PIFRA has contributed a lot in the development of the public sector auditing in the OAGP. It has undertaken a marathon of reforms and revision of the audit procedures in order to align them with the international best practices. Development of the FAM, sectoral guidelines, the QMF and the steps toward the acquisition of AMIS are part of the auditing reforms under PIFRA. The World Bank has extended the project closing date to December 2013. The progress made under PIFRA needs to be consolidated so that reforms momentum can be sustained even after the project comes to a close. Among other things, it calls for building capacity to carry out the audits as per FAM and other guidelines developed and circulated in FAOs. Frequently, audit reports do not mirror the effect of the guidelines and the manuals prepared under the auditing reforms. These guidelines and manuals are means to an end and not an end in themselves. The capacity building of officers is key to the sustainability of the auditing reforms under PIFRA.

Recruiting and Retaining the best

The OAGP is a knowledge-based organization. However, its best people are tempted to leave the organization for other public sector organizations and the private sector where they are offered much higher pay packages. The OAGP has invested significantly in its workforce over the years but its compensation structure does not support retention of its best workers. What is more, dwindling fiscal space has made it difficult that the AGP can get additional incentives for its workforce from the government.

Strengthening internal accountability and controls within government

While the OAGP points out instances of waste, fraud, and abuse of the resources, its work covers only a small fraction of the total government transactions. Thus, the government agencies need to have a strong internal accountability and control mechanism to prevent occurrence of irregularities in the operations and implementing directives of the AGP. The Government of Pakistan has introduced the scheme of the Chief Finance and Accounts Officers (CFAOs) to ensure professional management of the public resources. However, the CFAOs remain to be firmly and effectively embedded in the organizational hierarchy of the federal government.

Conclusion and Recommendations.

The weak accountability mechanism is the major cause of corruption in government departments and public sector corruption is also considered to be the major obstacle in the process of economic development of a country.

Corruption represents a major hurdle on the road to good governance. There are several manifestations of the corruption facing the government circles in Pakistan .

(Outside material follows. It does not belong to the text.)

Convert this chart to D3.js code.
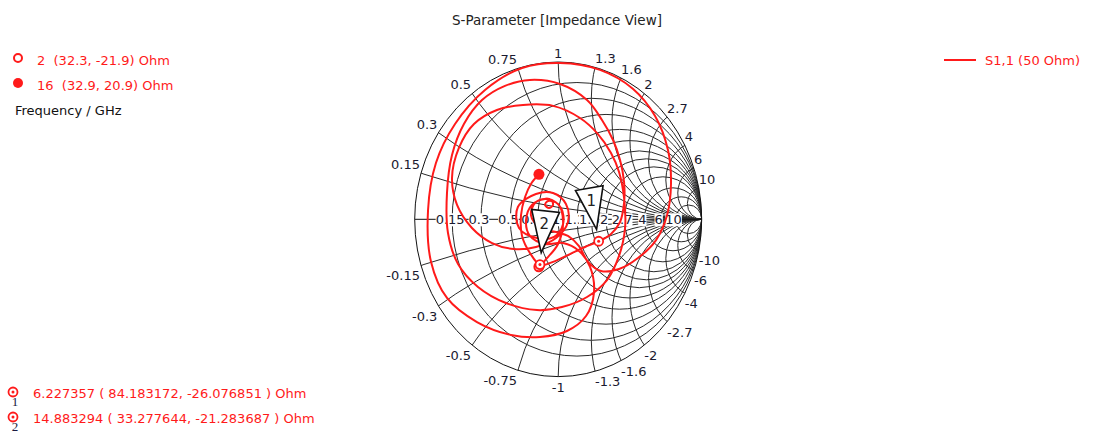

In Pakistan, various legal and institutional mechanisms are in place to check the growth of corruption. Parliament is empowered to check each and every penny being spent on any areas mentioned in the budget. Public Accounts Committee of the National Assembly, lower house of Parliament, in particular and the standing committees are also robust organs of public accountability. Besides parliamentary oversight, there are many legal anti-corruption instruments on the statute book for example: Pakistan Penal Code, 1860, Prevention of Corruption Act, 1947, Public Representatives (Disqualification) Act, 1949, Elected Bodies (Disqualification) Ordinance, 1959, Anti- Corruption Establishment Act, Federal Investigation Agency Act, Ehtesab Act and the National Accountability Ordinance 1999. In addition to these anti-corruption agencies, accountability bodies also exist to check the menace of corruption. These bodies are Public Accounts Committee (PAC) , Auditor General Pakistan (AGP) Department, and the office of Ombudsman have also been tasked of eliminating corruption.

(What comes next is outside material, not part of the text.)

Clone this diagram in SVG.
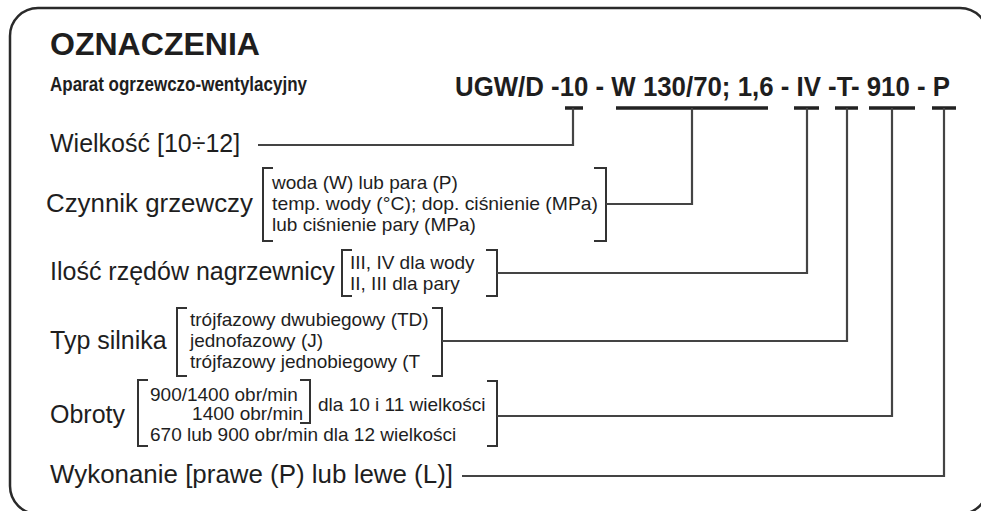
<svg xmlns="http://www.w3.org/2000/svg" width="981" height="511" viewBox="0 0 981 511">
<style>
.lbl{font-family:"Liberation Sans",Arial,sans-serif;font-size:25px;fill:#1e1e1e}
.sm{font-family:"Liberation Sans",Arial,sans-serif;font-size:19px;fill:#1e1e1e}
.b{font-family:"Liberation Sans",Arial,sans-serif;font-weight:bold;fill:#1e1e1e}
.br{fill:none;stroke:#333;stroke-width:2}
.tick{fill:none;stroke:#222;stroke-width:3.5}
.con{fill:none;stroke:#444;stroke-width:2.2}
</style>
<rect x="10" y="8" width="978" height="506" rx="28" ry="28" fill="#fff" stroke="#2a2a2a" stroke-width="2.5"/>
<g id="header">
<text class="b" x="50" y="55" font-size="31" textLength="210" lengthAdjust="spacingAndGlyphs">OZNACZENIA</text>
<text class="b" x="50" y="91" font-size="21" textLength="257" lengthAdjust="spacingAndGlyphs">Aparat ogrzewczo-wentylacyjny</text>
</g>
<g id="code">
<text class="b" x="455" y="96" font-size="27" textLength="495" lengthAdjust="spacingAndGlyphs">UGW/D -10 - W 130/70; 1,6 - IV -T- 910 - P</text>
<path class="tick" d="M565 108H583M616 108H768M794 108H819M835 108H858M869 108H915M932 108H956"/>
</g>
<g id="wielkosc">
<text class="lbl" x="50" y="152">Wielkość [10÷12]</text>
</g>
<g id="czynnik">
<text class="lbl" x="46" y="212" textLength="207" lengthAdjust="spacingAndGlyphs">Czynnik grzewczy</text>
<path class="br" d="M273 168H263V241H273M594 168H606V241H594"/>
<text class="sm" x="272" y="189">woda (W) lub para (P)</text>
<text class="sm" x="272" y="210" textLength="326" lengthAdjust="spacingAndGlyphs">temp. wody (°C); dop. ciśnienie (MPa)</text>
<text class="sm" x="272" y="231">lub ciśnienie pary (MPa)</text>
</g>
<g id="ilosc">
<text class="lbl" x="50" y="280">Ilość rzędów nagrzewnicy</text>
<path class="br" d="M352 250H342V296H352M486 250H497V296H486"/>
<text class="sm" x="350" y="269">III, IV dla wody</text>
<text class="sm" x="350" y="290">II, III dla pary</text>
</g>
<g id="typ">
<text class="lbl" x="50" y="349">Typ silnika</text>
<path class="br" d="M187 308H177V376H187M432 308H442V376H432"/>
<text class="sm" x="190" y="326">trójfazowy dwubiegowy (TD)</text>
<text class="sm" x="190" y="347">jednofazowy (J)</text>
<text class="sm" x="190" y="368">trójfazowy jednobiegowy (T</text>
</g>
<g id="obroty">
<text class="lbl" x="50" y="423">Obroty</text>
<path class="br" d="M148 380H138V446H148M487 381H497V446H487M300 380H310V423H300"/>
<text class="sm" x="150" y="401">900/1400 obr/min</text>
<text class="sm" x="303" y="420" text-anchor="end">1400 obr/min</text>
<text class="sm" x="318" y="411">dla 10 i 11 wielkości</text>
<text class="sm" x="150" y="441">670 lub 900 obr/min dla 12 wielkości</text>
</g>
<g id="wykonanie">
<text class="lbl" x="50" y="483" textLength="403" lengthAdjust="spacingAndGlyphs">Wykonanie [prawe (P) lub lewe (L)]</text>
</g>
<g id="connectors">
<path class="con" d="M573 108V145H258"/>
<path class="con" d="M692 108V204H606"/>
<path class="con" d="M807 108V273H497"/>
<path class="con" d="M847 108V341H442"/>
<path class="con" d="M892 108V416H497"/>
<path class="con" d="M944 108V476H462"/>
</g>
</svg>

The Public Accounts Committee has not acted as an effective check on the executive. First,

there is the issue of impartiality and effectiveness. The practice of appointing the PAC Chairman

from within the ranks of the party in power, contrary to best practice, has contributed to this.

There is no code of ethics for PAC members. In any case, the PAC proceedings have tended to

be bureaucratic, intermittent, retrospective and non-transparent exercises, focusing on minor

procedural breaches some 6 to 10 years prior, rather than recent significant irregularities which

can realistically be redressed by challenging serving bureaucrats. There is a huge backlog of

work for PAC. The PAC, consisting of politicians, has not always had the technical capacity to

tackle complex issues. The most critical problem faced by PAC is that it has no enforcement or

implementation powers. It is just a recommendatory body and is dependent upon the executive

for the implementation of its recommendations. PAC's focus and lack of expertise appears t

have convinced the executive, the media and civil society of its irrelevance, and resulted in widespread non- compliance. A number of reforms have been introduced recently aiming to improve the efficiency, effectiveness and transparency of the Committee, for example, by introducing sub- committees to speed up consideration of Audit Paras and opening the PAC proceedings to public scrutiny°.

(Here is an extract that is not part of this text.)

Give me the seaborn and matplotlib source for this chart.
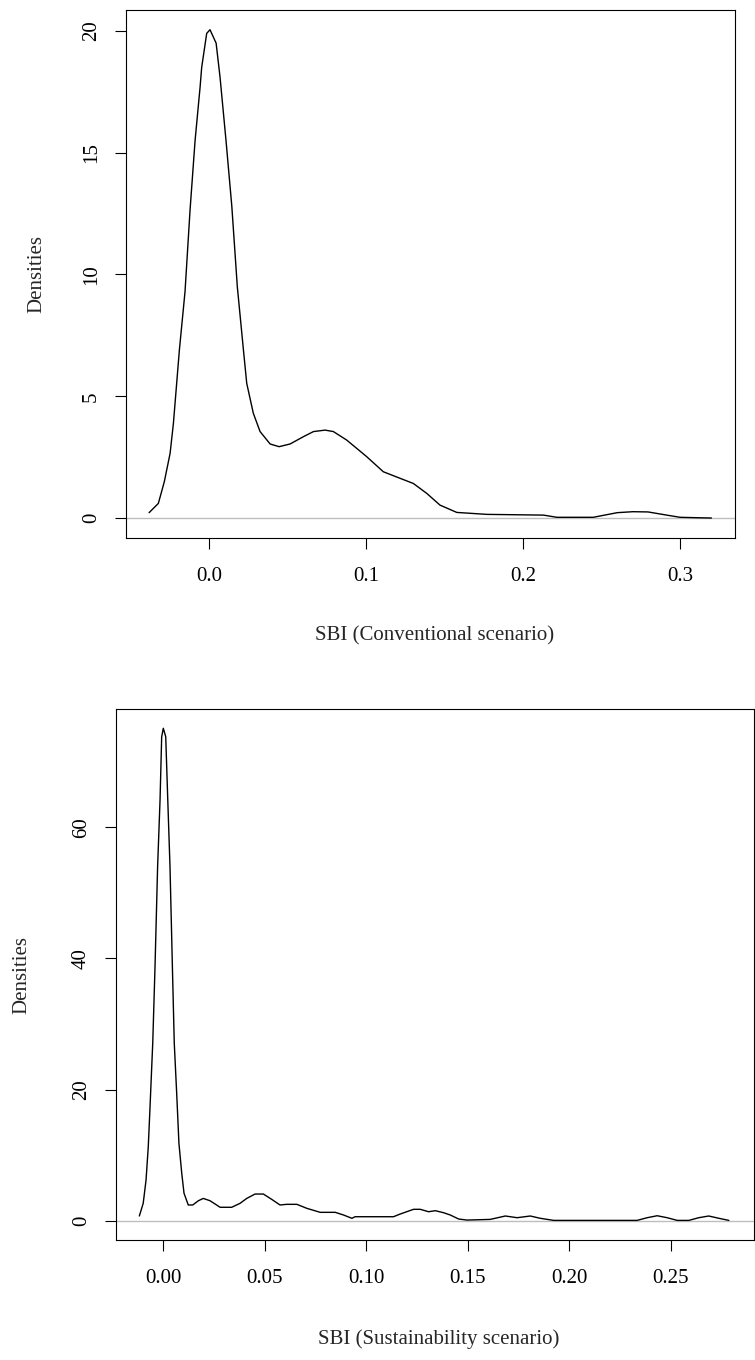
import matplotlib
matplotlib.use("Agg")
import matplotlib.pyplot as plt
import seaborn as sns

# density curve, conventional scenario
conv_x = [-0.0382, -0.0323, -0.0285, -0.0248, -0.0227, -0.0189, -0.0153, -0.0121,
          -0.0089, -0.0057, -0.0047, -0.0015, 0.0006, 0.0045, 0.0070, 0.0108,
          0.0145, 0.0180, 0.0219, 0.0240, 0.0282, 0.0325, 0.0389, 0.0446,
          0.0516, 0.0601, 0.0665, 0.0739, 0.0792, 0.0877, 0.1004, 0.1110,
          0.1217, 0.1301, 0.1387, 0.1471, 0.1578, 0.1770, 0.2130, 0.2215,
          0.2447, 0.2600, 0.2700, 0.2796, 0.2915, 0.3000, 0.3127, 0.3200]
conv_y = [0.22, 0.60, 1.49, 2.66, 3.89, 6.90, 9.30, 12.65,
          15.50, 17.70, 18.50, 19.90, 20.05, 19.50, 18.10, 15.50,
          12.80, 9.50, 6.90, 5.53, 4.30, 3.55, 3.04, 2.93,
          3.04, 3.34, 3.55, 3.61, 3.55, 3.20, 2.52, 1.90,
          1.63, 1.42, 1.01, 0.53, 0.23, 0.15, 0.12, 0.03,
          0.03, 0.22, 0.26, 0.25, 0.12, 0.03, 0.01, 0.00]

# density curve, sustainability scenario
sust_x = [-0.0118, -0.0099, -0.0085, -0.0074, -0.0066, -0.0052, -0.0041, -0.0028,
          -0.0016, -0.0008, 0.0000, 0.0012, 0.0022, 0.0033, 0.0045, 0.0054,
          0.0066, 0.0077, 0.0091, 0.0102, 0.0123, 0.0145, 0.0173, 0.0197,
          0.0230, 0.0280, 0.0337, 0.0378, 0.0411, 0.0452, 0.0493, 0.0534,
          0.0575, 0.0608, 0.0658, 0.0707, 0.0773, 0.0847, 0.0888, 0.0929,
          0.0945, 0.1134, 0.1167, 0.1233, 0.1266, 0.1307, 0.1340, 0.1381,
          0.1414, 0.1455, 0.1496, 0.1610, 0.1685, 0.1743, 0.1808, 0.1857,
          0.1923, 0.2334, 0.2384, 0.2433, 0.2482, 0.2532, 0.2589, 0.2638,
          0.2687, 0.2737, 0.2786]
sust_y = [0.72, 2.65, 6.20, 11.30, 16.90, 27.10, 38.50, 54.00,
          64.20, 73.80, 75.10, 73.80, 64.20, 54.00, 38.50, 27.10,
          19.40, 11.80, 7.20, 4.20, 2.40, 2.40, 3.05, 3.40,
          3.05, 2.05, 2.05, 2.65, 3.40, 4.07, 4.07, 3.26,
          2.40, 2.50, 2.50, 1.89, 1.28, 1.28, 0.87, 0.37,
          0.61, 0.61, 1.02, 1.74, 1.74, 1.37, 1.53, 1.22,
          0.87, 0.26, 0.10, 0.20, 0.72, 0.46, 0.72, 0.37,
          0.05, 0.05, 0.46, 0.76, 0.46, 0.05, 0.05, 0.46,
          0.72, 0.37, 0.05]

conv_xticks = [0.0, 0.1, 0.2, 0.3]
conv_xlabels = ["0.0", "0.1", "0.2", "0.3"]
conv_yticks = [0, 5, 10, 15, 20]
sust_xticks = [0.00, 0.05, 0.10, 0.15, 0.20, 0.25]
sust_xlabels = ["0.00", "0.05", "0.10", "0.15", "0.20", "0.25"]
sust_yticks = [0, 20, 40, 60]

sns.set_style("white")
plt.rcParams["font.family"] = ["Liberation Serif", "DejaVu Serif"]
plt.rcParams["axes.linewidth"] = 0.8

fig = plt.figure(figsize=(7.55, 13.6), dpi=100)
ax1 = fig.add_axes([126 / 755, 1 - 538 / 1360, 609 / 755, 528 / 1360])
ax2 = fig.add_axes([116 / 755, 1 - 1240 / 1360, 638 / 755, 531 / 1360])

FS = 15


def density_panel(ax, x, y, xticks, xlabels, yticks, xlim, ylim, xlabel):
    ax.axhline(0, color="#bebebe", lw=1.0, zorder=1)
    sns.lineplot(x=x, y=y, ax=ax, color="black", lw=1.0, sort=False,
                 estimator=None, zorder=2)
    ax.set_xlim(*xlim)
    ax.set_ylim(*ylim)
    ax.set_xticks(xticks)
    ax.set_xticklabels(xlabels)
    ax.set_yticks(yticks)
    for s in ax.spines.values():
        s.set_visible(True)
        s.set_color("black")
    ax.tick_params(axis="both", direction="out", length=8, width=0.8,
                   labelsize=FS, colors="black", bottom=True, left=True)
    ax.tick_params(axis="x", pad=13)
    ax.tick_params(axis="y", pad=10, labelrotation=90)
    for lab in ax.get_yticklabels():
        lab.set_va("center")
    ax.set_xlabel(xlabel, fontsize=FS)
    ax.set_ylabel("Densities", fontsize=FS)
    ax.xaxis.set_label_coords(0.506, -0.186)
    ax.xaxis.label.set_va("center")
    ax.yaxis.set_label_coords(-0.147, 0.5)
    ax.yaxis.label.set_va("center")


density_panel(ax1, conv_x, conv_y, conv_xticks, conv_xlabels, conv_yticks,
              (-0.0529, 0.335), (-0.82, 20.86), "SBI (Conventional scenario)")
density_panel(ax2, sust_x, sust_y, sust_xticks, sust_xlabels, sust_yticks,
              (-0.0233, 0.291), (-2.94, 78.04), "SBI (Sustainability scenario)")

fig.savefig("out.png", dpi=100, facecolor="white")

The Auditor General's Department must increase its relevance and effectiveness. It should transform its role from one of undertaking retrospective transaction/compliance audit to validating management assertions about internal controls and the financial governance environment, (by undertaking system audits), and about the efficiency and effectiveness of resource utilization (

undertaking performance audits). It is already preparing for this role by its design of Corruption Rating Index (CRI), Financial Governance Rating (FGR), Accountability Index and Internal Quality Rating for departments. The Department must continue to take measures to ensure that its work has the widest possible audience.

PIFRA plans for widespread upgrading of proficiencies and professionalism, which is most welcome. This emphasis must be matched by significantly improved pay for auditors. This can only be achieved by delinking the Auditor General's Department from the civil service pay structure on the basis that it is a constitutional body, allowing it to set terms and conditions for staff The Department must then use its new corporate planning tools to determine efficient resource allocation to enable the increased pay.

The third major strategic area for the Auditor General's Department is independence. The Department must cease to be an attached department of the Ministry of Finance and have administrative and financial autonomy.

The Federal and provincial PACs must be strengthened to mirror the improvements in the audit function bringing issues before it. The PACs' impartiality and effectiveness should be enhanced through appointment of its chairman from the opposition and specifying a time frame for appointment of PACs after a new government takes over. Mechanisms to ensure speedy disposal of audit paras include sub-committees, an advance annual timetable and a prioritization mechanism.

It is critical that the PAC never again falls behind in reviewing the audit paras, as this undermines the entire public accountability process. An implementation mechanism is critical: PAC ought to have strengthened legal powers of enforcement. A panel of experts will increase PAC's technical expertise, and highlight issues of corruption for the PAC. Transparency, via openers to the media and live coverage, should be a requirement for all PACs.